== Exercise goal ==
Write out the entries below exactly, starting at the first line and stopping after the line that contains "p.add_layout(lab)"; skip all pictures.

[Stored items from a collection]
■ ■ ■ ■ ■

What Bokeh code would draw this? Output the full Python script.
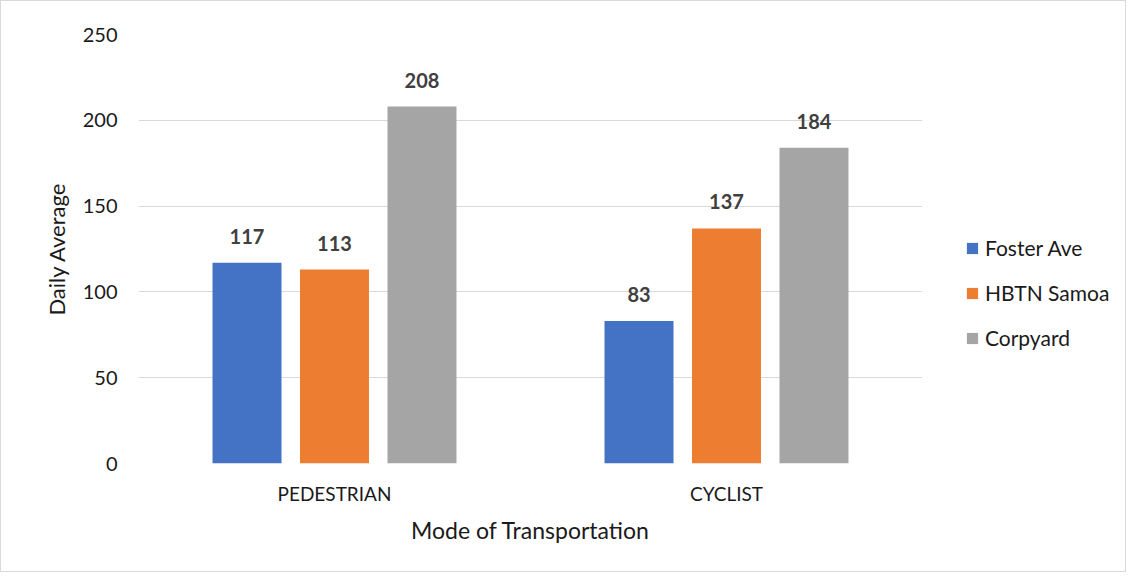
from bokeh.plotting import figure
from bokeh.models import ColumnDataSource, Legend, LegendItem, LabelSet, FixedTicker
from bokeh.layouts import row
from bokeh.transform import dodge
from bokeh.core.properties import value
from bokeh.embed import file_html
from bokeh.resources import INLINE

modes = ["PEDESTRIAN", "CYCLIST"]
series_names = ["Foster Ave", "HBTN Samoa", "Corpyard"]
foster_ave = [117, 83]
hbtn_samoa = [113, 137]
corpyard = [208, 184]
colors = ["#4472C4", "#ED7D31", "#A5A5A5"]
y_ticks = [0, 50, 100, 150, 200, 250]

FONT = "Lato"
TXT = "#1a1a1a"

src = ColumnDataSource(dict(mode=modes, foster=foster_ave, hbtn=hbtn_samoa, corp=corpyard,
                            foster_t=[str(v) for v in foster_ave],
                            hbtn_t=[str(v) for v in hbtn_samoa],
                            corp_t=[str(v) for v in corpyard]))

p = figure(x_range=modes, y_range=(0, 250), width=922, height=570,
           output_backend="svg", toolbar_location=None,
           min_border_left=137, min_border_top=33, min_border_right=1, min_border_bottom=108)
p.outline_line_color = None
p.background_fill_color = "white"
p.border_fill_color = "white"

offsets = [-0.2232, 0.0, 0.2232]
cols = ["foster", "hbtn", "corp"]
for off, col, c in zip(offsets, cols, colors):
    p.vbar(x=dodge("mode", off, range=p.x_range), top=col, width=0.176, bottom=0,
           source=src, fill_color=c, line_color=None)
    lab = LabelSet(x=dodge("mode", off, range=p.x_range), y=col, text=col + "_t", source=src,
                   text_align="center", text_baseline="alphabetic", y_offset=19,
                   text_font=value(FONT), text_font_size=value("20px"), text_font_style="bold",
                   text_color="#404040")
    p.add_layout(lab)

# y axis
p.yaxis.ticker = FixedTicker(ticks=y_ticks)
p.yaxis.axis_line_color = None
p.yaxis.major_tick_line_color = None
p.yaxis.minor_tick_line_color = None
p.yaxis.major_label_standoff = 15
p.yaxis.major_label_text_font = FONT
p.yaxis.major_label_text_font_size = "20px"
p.yaxis.major_label_text_color = TXT
p.yaxis.axis_label = "Daily Average"
p.yaxis.axis_label_text_font = FONT
p.yaxis.axis_label_text_font_size = "22px"
p.yaxis.axis_label_text_font_style = "normal"
p.yaxis.axis_label_text_color = TXT
p.yaxis.axis_label_standoff = 10

# x axis
p.xaxis.axis_line_color = None
p.xaxis.major_tick_line_color = None
p.xaxis.minor_tick_line_color = None
p.xaxis.major_label_standoff = 12
p.xaxis.major_label_text_font = FONT
p.xaxis.major_label_text_font_size = "19px"
p.xaxis.major_label_text_color = TXT
p.xaxis.axis_label = "Mode of Transportation"
p.xaxis.axis_label_text_font = FONT
p.xaxis.axis_label_text_font_size = "23px"
p.xaxis.axis_label_text_font_style = "normal"
p.xaxis.axis_label_text_color = TXT
p.xaxis.axis_label_standoff = 8

p.xgrid.grid_line_color = None
p.ygrid.grid_line_color = "#d9d9d9"
p.ygrid.grid_line_width = 1

# legend panel (separate figure so the legend sits to the right of the plot area)
pl = figure(width=202, height=570, x_range=modes, y_range=(0, 250),
            x_axis_type=None, y_axis_type=None, output_backend="svg", toolbar_location=None,
            min_border_left=0, min_border_right=0, min_border_top=0, min_border_bottom=0)
pl.outline_line_color = None
pl.xgrid.grid_line_color = None
pl.ygrid.grid_line_color = None
pl.background_fill_color = "white"
pl.border_fill_color = "white"
leg_renderers = []
for col, c in zip(cols, colors):
    r = pl.vbar(x="mode", top=col, width=0.1, source=src, fill_color=c, line_color=None)
    r.visible = False
    leg_renderers.append(r)

legend = Legend(items=[LegendItem(label=n, renderers=[r]) for n, r in zip(series_names, leg_renderers)],
                location=(42, 113), padding=0, margin=0, border_line_color=None,
                background_fill_alpha=0, glyph_width=14, glyph_height=14,
                label_height=25, spacing=20, label_standoff=6, inactive_fill_alpha=0,
                label_text_font=FONT, label_text_font_size="21px", label_text_color=TXT)
pl.add_layout(legend, "center")

layout = row(p, pl)
layout.styles = {"border": "1px solid #d9d9d9"}

open("out.html", "w").write(file_html(layout, INLINE))
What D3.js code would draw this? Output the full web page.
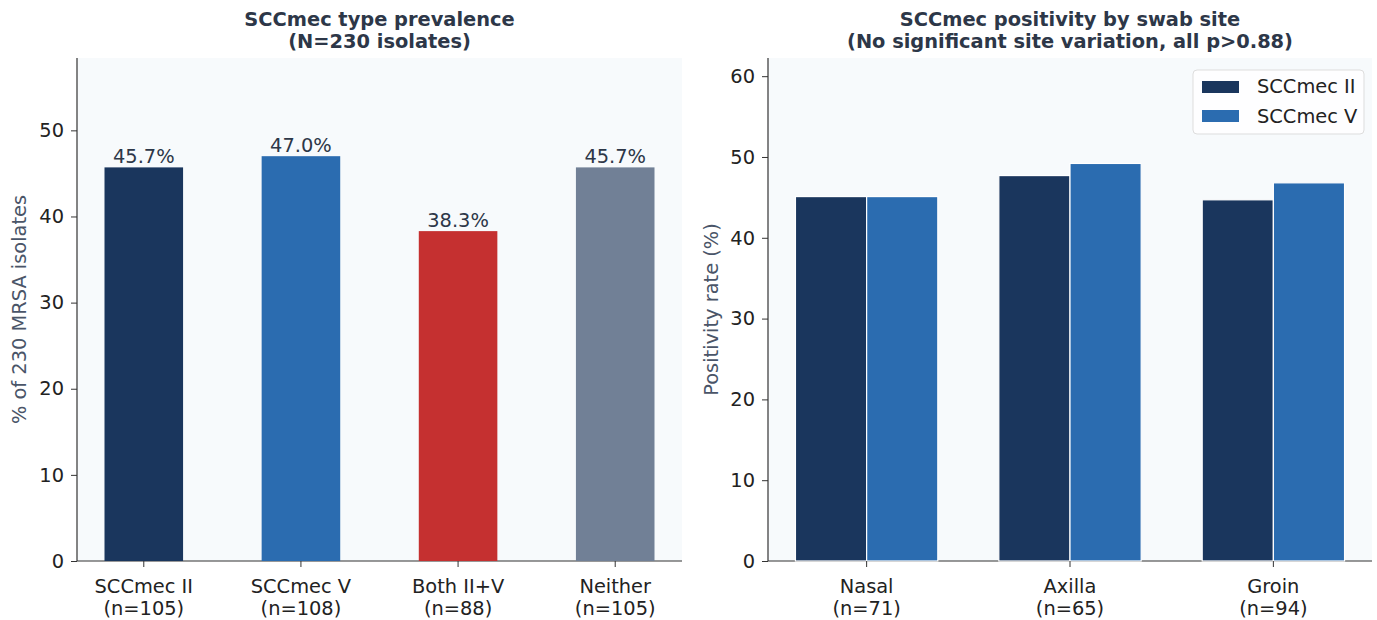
<!DOCTYPE html>
<html>
<head>
<meta charset="utf-8">
<script src="https://cdn.jsdelivr.net/npm/d3@7/dist/d3.min.js"></script>
<style>
  body { margin: 0; background: #fff; }
  svg { font-family: "DejaVu Sans", sans-serif; }
</style>
</head>
<body>
<svg id="chart" width="1377" height="620"></svg>
<script>
// left panel data
var typeLabels = ["SCCmec II", "SCCmec V", "Both II+V", "Neither"];
var typeCounts = ["(n=105)", "(n=108)", "(n=88)", "(n=105)"];
var typePct = [45.7, 47.0, 38.3, 45.7];
var typeColors = ["#1a365d", "#2b6cb0", "#c53030", "#718096"];

// right panel data
var sites = ["Nasal", "Axilla", "Groin"];
var siteCounts = ["(n=71)", "(n=65)", "(n=94)"];
var seriesNames = ["SCCmec II", "SCCmec V"];
var seriesColors = ["#1a365d", "#2b6cb0"];
var typeIIRate = [45.1, 47.7, 44.7];
var typeVRate = [45.1, 49.2, 46.8];

var leftTicks = [0, 10, 20, 30, 40, 50];
var rightTicks = [0, 10, 20, 30, 40, 50, 60];

var svg = d3.select("#chart");
var top_ = 58, bottom = 561;
var titleColor = "#2d3748";
var fs = "19.4px";

function drawFrame(g, x0, x1, y, ticks, ylabel, labelX, title) {
  g.append("rect").attr("x", x0).attr("y", top_).attr("width", x1 - x0)
    .attr("height", bottom - top_).attr("fill", "#f7fafc");
  var yAxis = g.append("g").attr("transform", "translate(" + x0 + ",0)")
    .call(d3.axisLeft(y).tickValues(ticks).tickSize(6).tickPadding(7));
  yAxis.select(".domain").remove();
  yAxis.selectAll("text").attr("font-size", fs).attr("fill", "#222")
    .attr("font-family", "DejaVu Sans");
  yAxis.selectAll("line").attr("stroke", "#333");
  g.append("line").attr("x1", x0).attr("x2", x0).attr("y1", top_).attr("y2", bottom)
    .attr("stroke", "#333").attr("stroke-width", 1.2);
  g.append("line").attr("x1", x0).attr("x2", x1).attr("y1", bottom).attr("y2", bottom)
    .attr("stroke", "#333").attr("stroke-width", 1.2);
  g.append("text").attr("transform", "translate(" + labelX + "," + ((top_ + bottom) / 2) + ") rotate(-90)")
    .attr("text-anchor", "middle").attr("font-size", fs).attr("fill", "#4a5568")
    .text(ylabel);
  var cx = (x0 + x1) / 2;
  g.append("text").attr("x", cx).attr("y", 26).attr("text-anchor", "middle")
    .attr("font-size", fs).attr("font-weight", "bold").attr("fill", titleColor).text(title[0]);
  g.append("text").attr("x", cx).attr("y", 48).attr("text-anchor", "middle")
    .attr("font-size", fs).attr("font-weight", "bold").attr("fill", titleColor).text(title[1]);
}

function xLabels(g, x, names, counts) {
  names.forEach(function(n, i) {
    var px = x(i);
    g.append("line").attr("x1", px).attr("x2", px).attr("y1", bottom).attr("y2", bottom + 6)
      .attr("stroke", "#333");
    g.append("text").attr("x", px).attr("y", 593).attr("text-anchor", "middle")
      .attr("font-size", fs).attr("fill", "#222").text(n);
    g.append("text").attr("x", px).attr("y", 615).attr("text-anchor", "middle")
      .attr("font-size", fs).attr("fill", "#222").text(counts[i]);
  });
}

// ---- left panel
var gl = svg.append("g");
var xl = d3.scaleLinear().domain([-0.425, 3.425]).range([77, 682]);
var yl = d3.scaleLinear().domain([0, 58.4]).range([bottom, top_]);
drawFrame(gl, 77, 682, yl, leftTicks, "% of 230 MRSA isolates", 26,
  ["SCCmec type prevalence", "(N=230 isolates)"]);

gl.selectAll(".bar").data(typePct).enter().append("rect")
  .attr("x", (d, i) => xl(i - 0.25))
  .attr("width", xl(0.5) - xl(0))
  .attr("y", d => yl(d))
  .attr("height", d => bottom - yl(d))
  .attr("fill", (d, i) => typeColors[i]);

gl.selectAll(".val").data(typePct).enter().append("text")
  .attr("x", (d, i) => xl(i))
  .attr("y", d => yl(d) - 4)
  .attr("text-anchor", "middle").attr("font-size", fs).attr("fill", titleColor)
  .text(d => d.toFixed(1) + "%");

xLabels(gl, xl, typeLabels, typeCounts);

// ---- right panel
var gr = svg.append("g");
var xr = d3.scaleLinear().domain([-0.485, 2.485]).range([768, 1372]);
var yr = d3.scaleLinear().domain([0, 62.25]).range([bottom, top_]);
drawFrame(gr, 768, 1372, yr, rightTicks, "Positivity rate (%)", 718,
  ["SCCmec positivity by swab site", "(No significant site variation, all p>0.88)"]);

var bw = 0.35;
[typeIIRate, typeVRate].forEach(function(series, s) {
  gr.selectAll(".s" + s).data(series).enter().append("rect")
    .attr("x", (d, i) => xr(i + (s === 0 ? -bw : 0)))
    .attr("width", xr(bw) - xr(0))
    .attr("y", d => yr(d))
    .attr("height", d => bottom - yr(d))
    .attr("fill", seriesColors[s])
    .attr("stroke", "#fff").attr("stroke-width", 1.2);
});

xLabels(gr, xr, sites, siteCounts);

// legend
var lg = gr.append("g").attr("transform", "translate(1193,70)");
lg.append("rect").attr("width", 171).attr("height", 64).attr("rx", 4)
  .attr("fill", "#fff").attr("fill-opacity", 0.8).attr("stroke", "#ddd");
seriesNames.forEach(function(n, i) {
  lg.append("rect").attr("x", 9).attr("y", 11 + i * 29).attr("width", 37).attr("height", 12)
    .attr("fill", seriesColors[i]);
  lg.append("text").attr("x", 64).attr("y", 23 + i * 30).attr("font-size", fs)
    .attr("fill", "#222").text(n);
});
</script>
</body>
</html>
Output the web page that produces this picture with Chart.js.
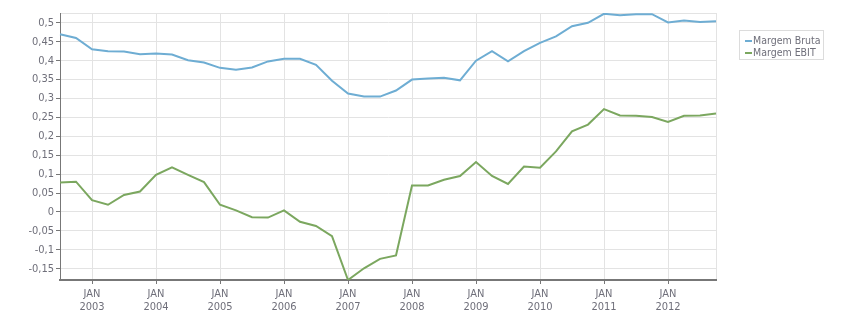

■ ■ ■ ■ ■

== Result of this exercise ==
What Bokeh code would draw this? Output the full Python script.
from bokeh.plotting import figure
from bokeh.models import ColumnDataSource, Legend, LegendItem, LabelSet, FixedTicker
from bokeh.layouts import row
from bokeh.transform import dodge
from bokeh.core.properties import value
from bokeh.embed import file_html
from bokeh.resources import INLINE

modes = ["PEDESTRIAN", "CYCLIST"]
series_names = ["Foster Ave", "HBTN Samoa", "Corpyard"]
foster_ave = [117, 83]
hbtn_samoa = [113, 137]
corpyard = [208, 184]
colors = ["#4472C4", "#ED7D31", "#A5A5A5"]
y_ticks = [0, 50, 100, 150, 200, 250]

FONT = "Lato"
TXT = "#1a1a1a"

src = ColumnDataSource(dict(mode=modes, foster=foster_ave, hbtn=hbtn_samoa, corp=corpyard,
                            foster_t=[str(v) for v in foster_ave],
                            hbtn_t=[str(v) for v in hbtn_samoa],
                            corp_t=[str(v) for v in corpyard]))

p = figure(x_range=modes, y_range=(0, 250), width=922, height=570,
           output_backend="svg", toolbar_location=None,
           min_border_left=137, min_border_top=33, min_border_right=1, min_border_bottom=108)
p.outline_line_color = None
p.background_fill_color = "white"
p.border_fill_color = "white"

offsets = [-0.2232, 0.0, 0.2232]
cols = ["foster", "hbtn", "corp"]
for off, col, c in zip(offsets, cols, colors):
    p.vbar(x=dodge("mode", off, range=p.x_range), top=col, width=0.176, bottom=0,
           source=src, fill_color=c, line_color=None)
    lab = LabelSet(x=dodge("mode", off, range=p.x_range), y=col, text=col + "_t", source=src,
                   text_align="center", text_baseline="alphabetic", y_offset=19,
                   text_font=value(FONT), text_font_size=value("20px"), text_font_style="bold",
                   text_color="#404040")
    p.add_layout(lab)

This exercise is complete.